The most common version of empirical equivalence discussed by philosophers is the case of exact empirical equivalence for all models of two theories. The potential interest of such a scenario is evident: obviously there is no chance in any nomologically possible world that experimental progress will resolve the debate, while settling it on theoretical grounds might also be difficult. However, this scenario runs the risk that the two supposedly rival theories are in fact one and the same theory in different guises. Such identification was often made by those influenced by logical empiricism. A related weaker claim is made today by John Norton, namely, that for theories for which the
observational equivalence can be demonstrated by arguments brief enough to be included in a journal article . . . we cannot preclude the possibility that the theories are merely variant formulations of the same theory.
Norton evidently has in mind journal articles in the philosophy of science, not physics or some other science. While Norton aims to deny that the underdetermination of theories by data is generic and that philosophers’ algorithmic rivals carry much force, there are some serious candidates for underdetermination that arise from within real physics and that have not been discussed much, if at all, by philosophers. However, the examples available from real physics do seem sufficiently widespread and interesting that it might well frequently be the case that scientific, or rather physical, theories are permanently underdetermined by data…..
Apart from some exceptions of perhaps little physical importance (such as solutions of an Ashtekar formulation with a degenerate metric, for example), the various sets of variables for GTR (broadly construed in the fashion of physicists) are empirically equivalent in the sense that all or most solutions of one set of equations are suitably related (not always one-to-one) with solutions in other sets of variables.

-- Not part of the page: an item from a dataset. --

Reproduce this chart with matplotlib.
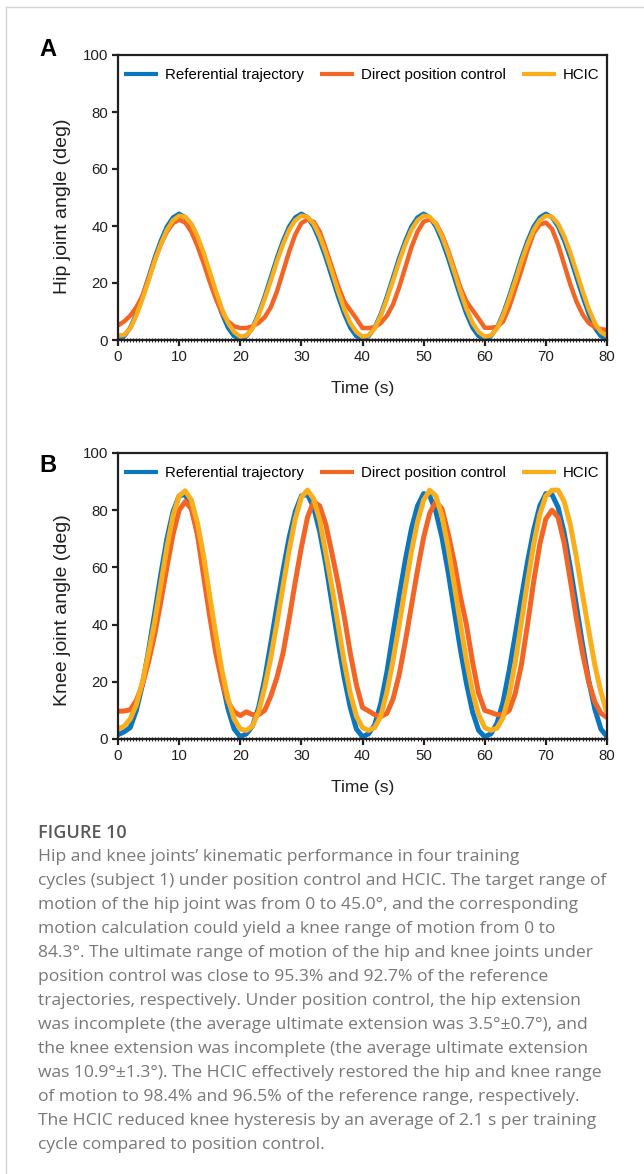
import matplotlib
matplotlib.use("Agg")
import matplotlib.pyplot as plt
from matplotlib.lines import Line2D
from matplotlib.ticker import MultipleLocator

# ---------------- data ----------------
time_s = list(range(0, 81))

hip_reference = [
    0.6, 1.3, 4.3, 9.2, 15.3, 22.0, 28.8, 34.8, 39.8, 43.0, 44.3, 43.0, 39.8, 34.8, 28.8, 22.0, 15.3, 9.2, 4.3, 1.3,
    0.6, 1.3, 4.3, 9.2, 15.3, 22.0, 28.8, 34.8, 39.8, 43.0, 44.3, 43.0, 39.8, 34.8, 28.8, 22.0, 15.3, 9.2, 4.3, 1.3,
    0.6, 1.3, 4.3, 9.2, 15.3, 22.0, 28.8, 34.8, 39.8, 43.0, 44.3, 43.0, 39.8, 34.8, 28.8, 22.0, 15.3, 9.2, 4.3, 1.3,
    0.6, 1.3, 4.3, 9.2, 15.3, 22.0, 28.8, 34.8, 39.8, 43.0, 44.3, 43.0, 39.8, 34.8, 28.8, 22.0, 15.3, 9.2, 4.3, 1.3,
    0.6]
hip_direct = [
    5.1, 6.5, 8.5, 11.5, 15.5, 21.5, 28.0, 33.5, 38.0, 41.0, 42.2, 41.2, 38.0, 33.0, 27.0, 20.5, 14.5, 9.5, 6.5, 4.8,
    4.2, 4.2, 4.8, 6.0, 8.0, 11.5, 17.0, 24.0, 31.0, 37.0, 41.0, 42.3, 41.5, 38.0, 32.0, 25.5, 19.0, 13.5, 10.5, 7.5,
    4.2, 4.2, 4.5, 6.0, 8.5, 12.5, 18.5, 25.5, 32.5, 38.0, 41.5, 42.3, 41.0, 37.0, 31.5, 25.0, 18.5, 13.5, 10.5, 7.5,
    4.3, 4.3, 4.6, 6.5, 11.5, 18.0, 24.5, 31.5, 37.5, 40.5, 41.2, 39.0, 33.5, 26.5, 19.5, 13.5, 9.0, 6.0, 4.5, 3.8,
    3.5]
hip_hcic = [
    1.5, 1.8, 4.0, 8.6, 14.4, 20.8, 27.6, 33.6, 38.6, 42.0, 43.6, 43.2, 40.8, 36.4, 30.6, 24.0, 17.2, 11.0, 6.0, 2.8,
    1.2, 1.6, 4.0, 8.6, 14.4, 20.8, 27.6, 33.6, 38.6, 42.0, 43.6, 43.2, 40.8, 36.4, 30.6, 24.0, 17.2, 11.0, 6.0, 2.8,
    1.2, 1.6, 4.0, 8.6, 14.4, 20.8, 27.6, 33.6, 38.6, 42.0, 43.6, 43.2, 40.8, 36.4, 30.6, 24.0, 17.2, 11.0, 6.0, 2.8,
    1.2, 1.6, 4.0, 8.6, 14.4, 20.8, 27.6, 33.6, 38.6, 42.0, 43.6, 43.2, 40.8, 36.4, 30.6, 24.0, 17.2, 11.0, 6.0, 2.8,
    1.4]

knee_reference = [
    1.5, 2.5, 4.0, 10.0, 19.0, 31.0, 44.0, 57.5, 70.0, 79.5, 85.0, 85.5, 81.0, 72.0, 60.0, 46.5, 33.0, 20.5, 10.5, 3.5,
    0.8, 1.8, 4.5, 11.0, 21.0, 33.5, 46.5, 59.0, 70.5, 79.5, 85.0, 85.5, 81.0, 72.5, 61.0, 47.5, 34.0, 21.5, 11.0, 3.5,
    0.8, 1.8, 5.0, 12.5, 23.5, 37.0, 50.0, 62.5, 73.5, 81.5, 85.8, 85.0, 79.5, 70.5, 58.5, 45.0, 31.5, 19.5, 9.5, 3.0,
    0.8, 1.8, 5.5, 13.0, 24.0, 36.5, 49.5, 62.0, 73.0, 81.5, 85.8, 85.5, 81.0, 72.0, 60.0, 46.5, 33.0, 20.5, 10.5, 3.5,
    0.8]
knee_direct = [
    9.7, 9.8, 10.2, 13.5, 19.0, 27.0, 36.5, 48.0, 60.0, 71.5, 80.0, 83.0, 80.5, 71.5, 57.0, 43.0, 30.0, 20.0, 13.0, 9.5,
    8.2, 9.5, 8.5, 8.5, 10.0, 15.0, 21.5, 30.0, 42.0, 55.0, 67.0, 77.5, 83.0, 81.5, 75.0, 65.0, 54.5, 43.0, 30.0, 19.0,
    11.0, 9.8, 8.5, 7.8, 9.0, 14.0, 22.5, 34.0, 46.5, 59.0, 70.5, 79.0, 83.0, 80.5, 72.0, 62.0, 50.0, 40.0, 27.0, 16.0,
    10.0, 9.3, 8.5, 8.5, 10.0, 16.0, 26.0, 40.0, 55.0, 68.0, 77.0, 80.0, 77.5, 68.5, 55.5, 42.0, 30.0, 20.0, 13.0, 9.0,
    7.5]
knee_hcic = [
    3.5, 4.5, 7.0, 12.0, 20.0, 30.0, 41.0, 54.0, 67.0, 78.0, 85.0, 86.8, 83.5, 75.5, 64.0, 50.0, 36.5, 24.0, 14.0, 7.0,
    3.5, 3.0, 4.5, 9.5, 18.0, 28.5, 40.5, 53.5, 66.0, 77.0, 84.5, 87.0, 84.0, 76.5, 65.0, 53.0, 40.0, 27.0, 16.0, 8.0,
    4.0, 3.0, 4.0, 8.0, 16.5, 27.5, 40.0, 53.0, 65.5, 76.0, 83.5, 87.0, 85.0, 78.0, 67.0, 54.0, 40.5, 27.5, 16.5, 8.5,
    4.0, 3.0, 3.8, 7.5, 15.5, 27.0, 41.0, 55.0, 68.0, 78.5, 85.0, 87.0, 87.0, 83.0, 75.0, 63.5, 50.5, 38.0, 26.0, 16.5,
    9.0]

series_names = ["Referential trajectory", "Direct position control", "HCIC"]
x_ticks = [0, 10, 20, 30, 40, 50, 60, 70, 80]
y_ticks = [0, 20, 40, 60, 80, 100]

caption_title = "FIGURE 10"
caption_lines = [
    "Hip and knee joints\u2019 kinematic performance in four training",
    "cycles (subject 1) under position control and HCIC. The target range of",
    "motion of the hip joint was from 0 to 45.0\u00b0, and the corresponding",
    "motion calculation could yield a knee range of motion from 0 to",
    "84.3\u00b0. The ultimate range of motion of the hip and knee joints under",
    "position control was close to 95.3% and 92.7% of the reference",
    "trajectories, respectively. Under position control, the hip extension",
    "was incomplete (the average ultimate extension was 3.5\u00b0\u00b10.7\u00b0), and",
    "the knee extension was incomplete (the average ultimate extension",
    "was 10.9\u00b0\u00b11.3\u00b0). The HCIC effectively restored the hip and knee range",
    "of motion to 98.4% and 96.5% of the reference range, respectively.",
    "The HCIC reduced knee hysteresis by an average of 2.1 s per training",
    "cycle compared to position control.",
]

# ---------------- style ----------------
C_BLUE = "#0b76c0"
C_ORANGE = "#f26524"
C_YELLOW = "#fbae1b"
C_AX = "#231f20"
REG = ["Liberation Sans", "DejaVu Sans"]
CAP = ["Open Sans", "DejaVu Sans"]

W, H = 644, 1174
fig = plt.figure(figsize=(W / 100, H / 100), dpi=100)
fig.patch.set_facecolor("white")


def px_axes(left, top, right, bottom):
    return fig.add_axes([left / W, 1 - bottom / H, (right - left) / W, (bottom - top) / H])


def draw_panel(ax, ref, direct, hcic, ylabel, lw, ylab_y):
    ax.plot(time_s, ref, color=C_BLUE, lw=lw, solid_capstyle="butt", solid_joinstyle="round",
            label=series_names[0], zorder=3)
    ax.plot(time_s, direct, color=C_ORANGE, lw=lw, solid_capstyle="butt", solid_joinstyle="round",
            label=series_names[1], zorder=4)
    ax.plot(time_s, hcic, color=C_YELLOW, lw=lw, solid_capstyle="butt", solid_joinstyle="round",
            label=series_names[2], zorder=5)
    ax.set_xlim(0, 80)
    ax.set_ylim(0, 100)
    ax.set_xticks(x_ticks)
    ax.set_yticks(y_ticks)
    ax.xaxis.set_minor_locator(MultipleLocator(0.5))
    for s in ax.spines.values():
        s.set_linewidth(1.6)
        s.set_color(C_AX)
        s.set_zorder(6)
    ax.tick_params(which="major", direction="out", length=4.5, width=1.6, color=C_AX,
                   pad=2.5, labelsize=10.8, labelcolor="#231f20")
    ax.tick_params(axis="x", which="minor", direction="inout", length=2.5, width=0.8, color=C_AX)
    for lab in ax.get_xticklabels() + ax.get_yticklabels():
        lab.set_family(REG)
    ax.set_ylabel(ylabel, family=REG, fontsize=14, color="#231f20")
    ax.yaxis.set_label_coords(-0.097, ylab_y)
    ax.set_xlabel("Time (s)", family=REG, fontsize=12.5, color="#231f20")
    ax.xaxis.label.set_va("center")
    ax.xaxis.set_label_coords(0.5, -48 / 285)
    leg = ax.legend(loc="center left", bbox_to_anchor=(0.012, 0.93), ncol=3, frameon=False,
                    borderpad=0, borderaxespad=0, handlelength=2.3, handletextpad=0.45,
                    columnspacing=1.05, prop={"family": REG, "size": 10.8})
    for h in leg.get_lines():
        h.set_linewidth(3.0)


axA = px_axes(118, 55, 607, 340)
draw_panel(axA, hip_reference, hip_direct, hip_hcic, "Hip joint angle (deg)", 3.2, 0.47)
axB = px_axes(118, 453, 607, 739)
draw_panel(axB, knee_reference, knee_direct, knee_hcic, "Knee joint angle (deg)", 3.6, 0.45)

fig.text(39 / W, 1 - 50 / H, "A", family=REG, fontsize=17, fontweight="bold", ha="left", va="center")
fig.text(39 / W, 1 - 466 / H, "B", family=REG, fontsize=17, fontweight="bold", ha="left", va="center")

# caption
fig.text(38 / W, 1 - 833 / H, caption_title, family=CAP, fontsize=13,
         fontweight="semibold", color="#58595b", ha="left", va="center")
for i, line in enumerate(caption_lines):
    fig.text(38 / W, 1 - (857 + 24 * i) / H, line, family=CAP,
             fontsize=12.6, color="#77787b", ha="left", va="center")

# page frame (top and left edges)
fig.add_artist(Line2D([6 / W, 1], [1 - 7 / H, 1 - 7 / H], transform=fig.transFigure,
                      color="#d4d4d4", lw=1.0))
fig.add_artist(Line2D([6 / W, 6 / W], [0, 1 - 7 / H], transform=fig.transFigure,
                      color="#d4d4d4", lw=1.0))

fig.savefig("out.png", dpi=100, facecolor="white")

Physicists are generally not tempted to regard the resulting theory formulations as distinct theories, partly because their criteria for physical reality are attuned to this mathematical interrelation. Each description comes with an adequate recipe for distinguishing the physically meaningful from the descriptive fluff, and no further ontological questions are typically asked or answered. Physicists are also quite comfortable with a certain amount of vagueness or merely implicit specificity. For example, is a given energy condition, such as the weak energy condition, part of General Relativity or not? The answer to that question depends, at least, on whether ‘realistic’ matter fields satisfy the condition; but whether a certain kind of matter is realistic is malleable in light of both empirical factors (such as the apparent observation of dark energy in the late 1990s) and theoretical factors (such as recognition that seemingly tame matter fields or quantum fields violate an energy condition hitherto regarded as important). GTR for physicists is in effect a cluster of theories sharing a hard core including Einstein’s equations, while partially overlapping in including or failing to include various additional claims with various degrees of importance, not unlike a Lakatosian research program. Perhaps Arthur Fine (Arthur Fine-The shaky game_ Einstein, realism, and the quantum theory) would commend to philosophers the physicists’ approach, which sounds something like his Natural Ontological Attitude that there is no distinctively philosophical question about the real existence of entities employed in scientific theories, so neither realism nor anti-realism is an appropriate doctrine. Physicists typically assume some sort of mathematical equivalence as necessary and sufficient for two formulations to be the same theory (though strict equivalence is not always required).